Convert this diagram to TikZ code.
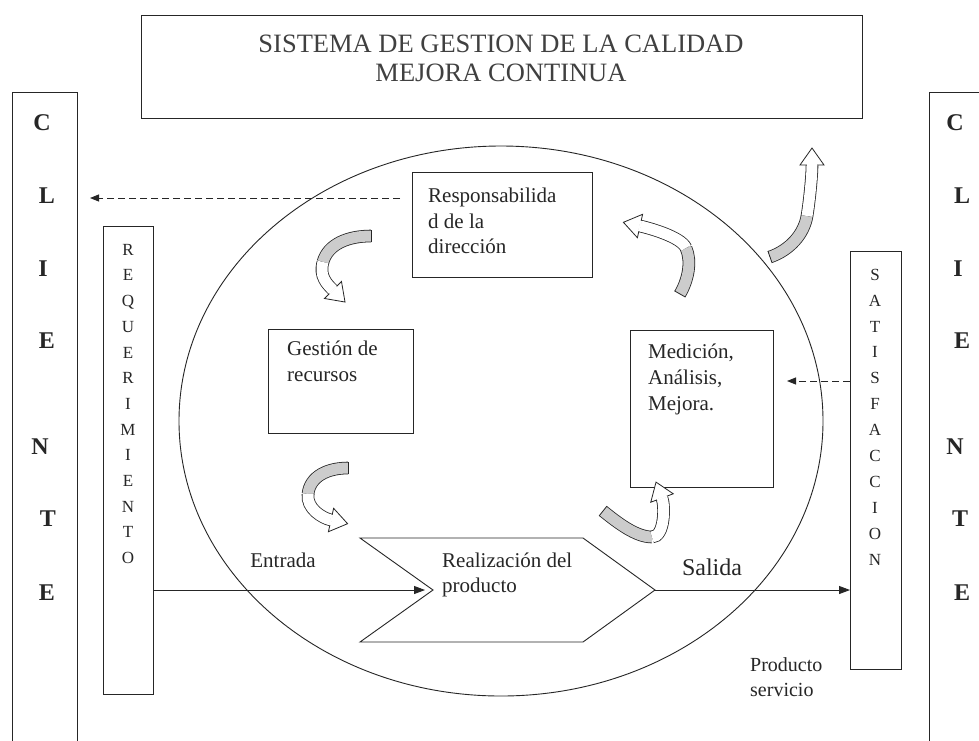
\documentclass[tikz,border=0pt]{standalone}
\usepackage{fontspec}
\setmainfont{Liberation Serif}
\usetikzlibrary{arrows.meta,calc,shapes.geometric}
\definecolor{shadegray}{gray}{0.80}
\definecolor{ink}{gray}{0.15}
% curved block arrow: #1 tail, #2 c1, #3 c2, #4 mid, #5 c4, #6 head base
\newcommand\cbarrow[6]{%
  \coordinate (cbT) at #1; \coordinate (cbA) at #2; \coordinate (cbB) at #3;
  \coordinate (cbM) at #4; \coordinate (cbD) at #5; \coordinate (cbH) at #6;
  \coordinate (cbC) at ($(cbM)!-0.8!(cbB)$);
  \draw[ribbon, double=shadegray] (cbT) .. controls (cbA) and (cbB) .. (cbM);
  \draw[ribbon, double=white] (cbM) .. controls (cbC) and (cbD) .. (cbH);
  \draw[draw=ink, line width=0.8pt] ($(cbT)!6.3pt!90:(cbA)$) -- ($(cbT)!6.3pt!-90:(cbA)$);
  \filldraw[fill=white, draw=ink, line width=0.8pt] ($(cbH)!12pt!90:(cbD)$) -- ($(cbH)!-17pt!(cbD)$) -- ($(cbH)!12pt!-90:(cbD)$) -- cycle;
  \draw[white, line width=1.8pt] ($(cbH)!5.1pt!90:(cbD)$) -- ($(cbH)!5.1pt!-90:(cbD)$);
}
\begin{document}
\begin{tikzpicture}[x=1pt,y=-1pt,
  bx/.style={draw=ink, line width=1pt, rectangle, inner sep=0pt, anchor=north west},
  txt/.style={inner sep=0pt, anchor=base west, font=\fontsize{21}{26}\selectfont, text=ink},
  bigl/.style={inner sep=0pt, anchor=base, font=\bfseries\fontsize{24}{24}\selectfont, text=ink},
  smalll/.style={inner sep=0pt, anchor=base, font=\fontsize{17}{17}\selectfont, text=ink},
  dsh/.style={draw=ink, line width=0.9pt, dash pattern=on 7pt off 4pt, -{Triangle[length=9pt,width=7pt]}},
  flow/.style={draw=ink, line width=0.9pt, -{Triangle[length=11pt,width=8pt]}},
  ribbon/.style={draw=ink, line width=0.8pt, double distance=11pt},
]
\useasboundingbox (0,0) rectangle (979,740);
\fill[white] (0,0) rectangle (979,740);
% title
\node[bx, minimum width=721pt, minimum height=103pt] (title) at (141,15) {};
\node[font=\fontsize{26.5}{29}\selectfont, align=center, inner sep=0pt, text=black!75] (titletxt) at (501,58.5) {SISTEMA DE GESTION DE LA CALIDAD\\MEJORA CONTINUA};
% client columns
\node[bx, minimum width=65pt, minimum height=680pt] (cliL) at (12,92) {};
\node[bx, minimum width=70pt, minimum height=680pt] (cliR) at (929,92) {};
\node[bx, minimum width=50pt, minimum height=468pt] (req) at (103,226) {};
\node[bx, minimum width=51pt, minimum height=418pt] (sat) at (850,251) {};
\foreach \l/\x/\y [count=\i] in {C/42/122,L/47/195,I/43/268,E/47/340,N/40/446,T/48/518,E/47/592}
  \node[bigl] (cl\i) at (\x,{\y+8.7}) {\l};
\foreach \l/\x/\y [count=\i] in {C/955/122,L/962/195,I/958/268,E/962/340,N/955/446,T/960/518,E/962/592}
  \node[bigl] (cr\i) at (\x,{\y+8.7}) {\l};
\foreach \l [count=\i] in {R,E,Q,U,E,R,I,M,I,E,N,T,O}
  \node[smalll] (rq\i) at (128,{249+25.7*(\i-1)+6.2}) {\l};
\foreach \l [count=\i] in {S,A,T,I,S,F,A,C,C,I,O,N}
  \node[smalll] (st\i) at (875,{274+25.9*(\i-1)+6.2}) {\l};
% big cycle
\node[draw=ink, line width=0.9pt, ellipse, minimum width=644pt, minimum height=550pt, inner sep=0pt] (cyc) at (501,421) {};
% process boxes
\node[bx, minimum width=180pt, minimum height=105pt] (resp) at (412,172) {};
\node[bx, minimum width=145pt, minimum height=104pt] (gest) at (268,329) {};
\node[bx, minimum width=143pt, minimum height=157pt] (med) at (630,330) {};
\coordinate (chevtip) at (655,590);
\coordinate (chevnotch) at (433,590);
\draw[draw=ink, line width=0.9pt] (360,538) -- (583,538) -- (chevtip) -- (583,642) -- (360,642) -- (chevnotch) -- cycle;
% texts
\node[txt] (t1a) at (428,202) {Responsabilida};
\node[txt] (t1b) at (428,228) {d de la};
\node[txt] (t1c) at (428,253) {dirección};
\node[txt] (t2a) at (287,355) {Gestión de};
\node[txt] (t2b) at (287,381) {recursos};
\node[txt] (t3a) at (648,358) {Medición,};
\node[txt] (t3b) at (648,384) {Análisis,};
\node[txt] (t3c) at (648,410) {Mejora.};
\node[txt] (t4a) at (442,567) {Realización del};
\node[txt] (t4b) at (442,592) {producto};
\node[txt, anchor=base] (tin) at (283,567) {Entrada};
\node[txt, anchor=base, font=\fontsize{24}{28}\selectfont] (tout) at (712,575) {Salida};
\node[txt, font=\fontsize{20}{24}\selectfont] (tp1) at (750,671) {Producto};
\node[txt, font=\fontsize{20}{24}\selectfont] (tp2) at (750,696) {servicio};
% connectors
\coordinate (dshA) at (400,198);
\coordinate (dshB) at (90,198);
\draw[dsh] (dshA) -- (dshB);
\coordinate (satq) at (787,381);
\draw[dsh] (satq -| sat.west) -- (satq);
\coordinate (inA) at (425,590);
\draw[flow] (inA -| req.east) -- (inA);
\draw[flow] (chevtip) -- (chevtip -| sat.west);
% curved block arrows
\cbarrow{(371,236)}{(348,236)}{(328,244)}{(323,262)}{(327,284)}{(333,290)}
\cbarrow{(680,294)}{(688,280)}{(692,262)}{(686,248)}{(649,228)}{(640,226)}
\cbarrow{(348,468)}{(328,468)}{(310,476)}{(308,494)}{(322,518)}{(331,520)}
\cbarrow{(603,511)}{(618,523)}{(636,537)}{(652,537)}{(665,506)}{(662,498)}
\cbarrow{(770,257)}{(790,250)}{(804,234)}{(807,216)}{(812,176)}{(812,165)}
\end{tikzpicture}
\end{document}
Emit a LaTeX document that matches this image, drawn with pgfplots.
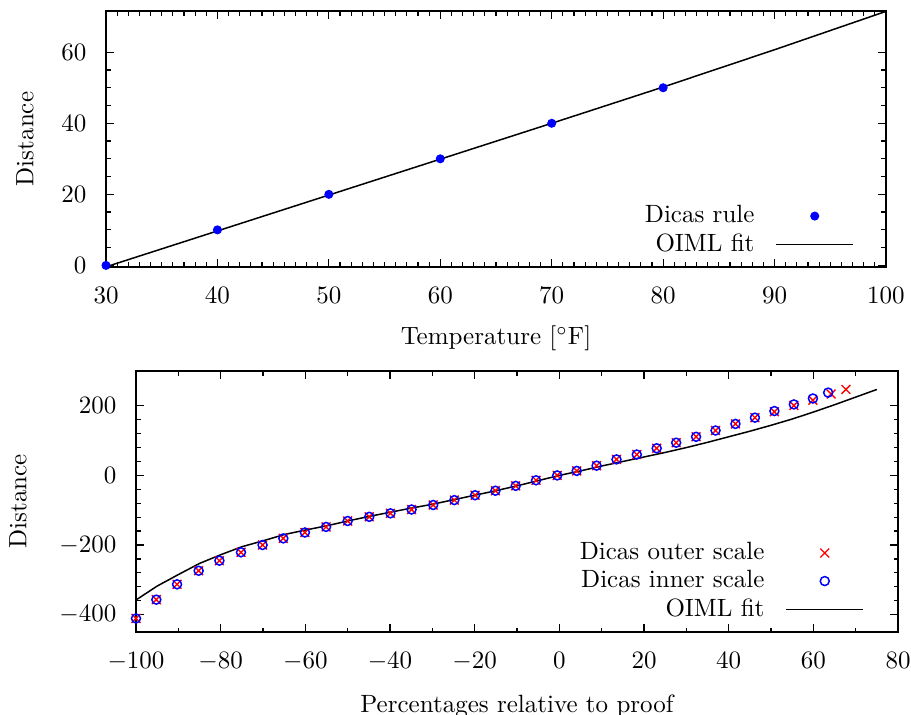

□ □ □ □

**WORK TO BE COMPLETED:** Your task is to repeat the data above exactly while excluding the pictures.

**PROBLEM SOLUTION:**
Convert this diagram to TikZ code.
\documentclass[tikz,border=0pt]{standalone}
\usepackage{fontspec}
\setmainfont{Liberation Serif}
\usetikzlibrary{arrows.meta,calc,shapes.geometric}
\definecolor{shadegray}{gray}{0.80}
\definecolor{ink}{gray}{0.15}
% curved block arrow: #1 tail, #2 c1, #3 c2, #4 mid, #5 c4, #6 head base
\newcommand\cbarrow[6]{%
  \coordinate (cbT) at #1; \coordinate (cbA) at #2; \coordinate (cbB) at #3;
  \coordinate (cbM) at #4; \coordinate (cbD) at #5; \coordinate (cbH) at #6;
  \coordinate (cbC) at ($(cbM)!-0.8!(cbB)$);
  \draw[ribbon, double=shadegray] (cbT) .. controls (cbA) and (cbB) .. (cbM);
  \draw[ribbon, double=white] (cbM) .. controls (cbC) and (cbD) .. (cbH);
  \draw[draw=ink, line width=0.8pt] ($(cbT)!6.3pt!90:(cbA)$) -- ($(cbT)!6.3pt!-90:(cbA)$);
  \filldraw[fill=white, draw=ink, line width=0.8pt] ($(cbH)!12pt!90:(cbD)$) -- ($(cbH)!-17pt!(cbD)$) -- ($(cbH)!12pt!-90:(cbD)$) -- cycle;
  \draw[white, line width=1.8pt] ($(cbH)!5.1pt!90:(cbD)$) -- ($(cbH)!5.1pt!-90:(cbD)$);
}
\begin{document}
\begin{tikzpicture}[x=1pt,y=-1pt,
  bx/.style={draw=ink, line width=1pt, rectangle, inner sep=0pt, anchor=north west},
  txt/.style={inner sep=0pt, anchor=base west, font=\fontsize{21}{26}\selectfont, text=ink},
  bigl/.style={inner sep=0pt, anchor=base, font=\bfseries\fontsize{24}{24}\selectfont, text=ink},
  smalll/.style={inner sep=0pt, anchor=base, font=\fontsize{17}{17}\selectfont, text=ink},
  dsh/.style={draw=ink, line width=0.9pt, dash pattern=on 7pt off 4pt, -{Triangle[length=9pt,width=7pt]}},
  flow/.style={draw=ink, line width=0.9pt, -{Triangle[length=11pt,width=8pt]}},
  ribbon/.style={draw=ink, line width=0.8pt, double distance=11pt},
]
\useasboundingbox (0,0) rectangle (979,740);
\fill[white] (0,0) rectangle (979,740);
% title
\node[bx, minimum width=721pt, minimum height=103pt] (title) at (141,15) {};
\node[font=\fontsize{26.5}{29}\selectfont, align=center, inner sep=0pt, text=black!75] (titletxt) at (501,58.5) {SISTEMA DE GESTION DE LA CALIDAD\\MEJORA CONTINUA};
% client columns
\node[bx, minimum width=65pt, minimum height=680pt] (cliL) at (12,92) {};
\node[bx, minimum width=70pt, minimum height=680pt] (cliR) at (929,92) {};
\node[bx, minimum width=50pt, minimum height=468pt] (req) at (103,226) {};
\node[bx, minimum width=51pt, minimum height=418pt] (sat) at (850,251) {};
\foreach \l/\x/\y [count=\i] in {C/42/122,L/47/195,I/43/268,E/47/340,N/40/446,T/48/518,E/47/592}
  \node[bigl] (cl\i) at (\x,{\y+8.7}) {\l};
\foreach \l/\x/\y [count=\i] in {C/955/122,L/962/195,I/958/268,E/962/340,N/955/446,T/960/518,E/962/592}
  \node[bigl] (cr\i) at (\x,{\y+8.7}) {\l};
\foreach \l [count=\i] in {R,E,Q,U,E,R,I,M,I,E,N,T,O}
  \node[smalll] (rq\i) at (128,{249+25.7*(\i-1)+6.2}) {\l};
\foreach \l [count=\i] in {S,A,T,I,S,F,A,C,C,I,O,N}
  \node[smalll] (st\i) at (875,{274+25.9*(\i-1)+6.2}) {\l};
% big cycle
\node[draw=ink, line width=0.9pt, ellipse, minimum width=644pt, minimum height=550pt, inner sep=0pt] (cyc) at (501,421) {};
% process boxes
\node[bx, minimum width=180pt, minimum height=105pt] (resp) at (412,172) {};
\node[bx, minimum width=145pt, minimum height=104pt] (gest) at (268,329) {};
\node[bx, minimum width=143pt, minimum height=157pt] (med) at (630,330) {};
\coordinate (chevtip) at (655,590);
\coordinate (chevnotch) at (433,590);
\draw[draw=ink, line width=0.9pt] (360,538) -- (583,538) -- (chevtip) -- (583,642) -- (360,642) -- (chevnotch) -- cycle;
% texts
\node[txt] (t1a) at (428,202) {Responsabilida};
\node[txt] (t1b) at (428,228) {d de la};
\node[txt] (t1c) at (428,253) {dirección};
\node[txt] (t2a) at (287,355) {Gestión de};
\node[txt] (t2b) at (287,381) {recursos};
\node[txt] (t3a) at (648,358) {Medición,};
\node[txt] (t3b) at (648,384) {Análisis,};
\node[txt] (t3c) at (648,410) {Mejora.};
\node[txt] (t4a) at (442,567) {Realización del};
\node[txt] (t4b) at (442,592) {producto};
\node[txt, anchor=base] (tin) at (283,567) {Entrada};
\node[txt, anchor=base, font=\fontsize{24}{28}\selectfont] (tout) at (712,575) {Salida};
\node[txt, font=\fontsize{20}{24}\selectfont] (tp1) at (750,671) {Producto};
\node[txt, font=\fontsize{20}{24}\selectfont] (tp2) at (750,696) {servicio};
% connectors
\coordinate (dshA) at (400,198);
\coordinate (dshB) at (90,198);
\draw[dsh] (dshA) -- (dshB);
\coordinate (satq) at (787,381);
\draw[dsh] (satq -| sat.west) -- (satq);
\coordinate (inA) at (425,590);
\draw[flow] (inA -| req.east) -- (inA);
\draw[flow] (chevtip) -- (chevtip -| sat.west);
% curved block arrows
\cbarrow{(371,236)}{(348,236)}{(328,244)}{(323,262)}{(327,284)}{(333,290)}
\cbarrow{(680,294)}{(688,280)}{(692,262)}{(686,248)}{(649,228)}{(640,226)}
\cbarrow{(348,468)}{(328,468)}{(310,476)}{(308,494)}{(322,518)}{(331,520)}
\cbarrow{(603,511)}{(618,523)}{(636,537)}{(652,537)}{(665,506)}{(662,498)}
\cbarrow{(770,257)}{(790,250)}{(804,234)}{(807,216)}{(812,176)}{(812,165)}
\end{tikzpicture}
\end{document}
Emit a LaTeX document that matches this image, drawn with pgfplots.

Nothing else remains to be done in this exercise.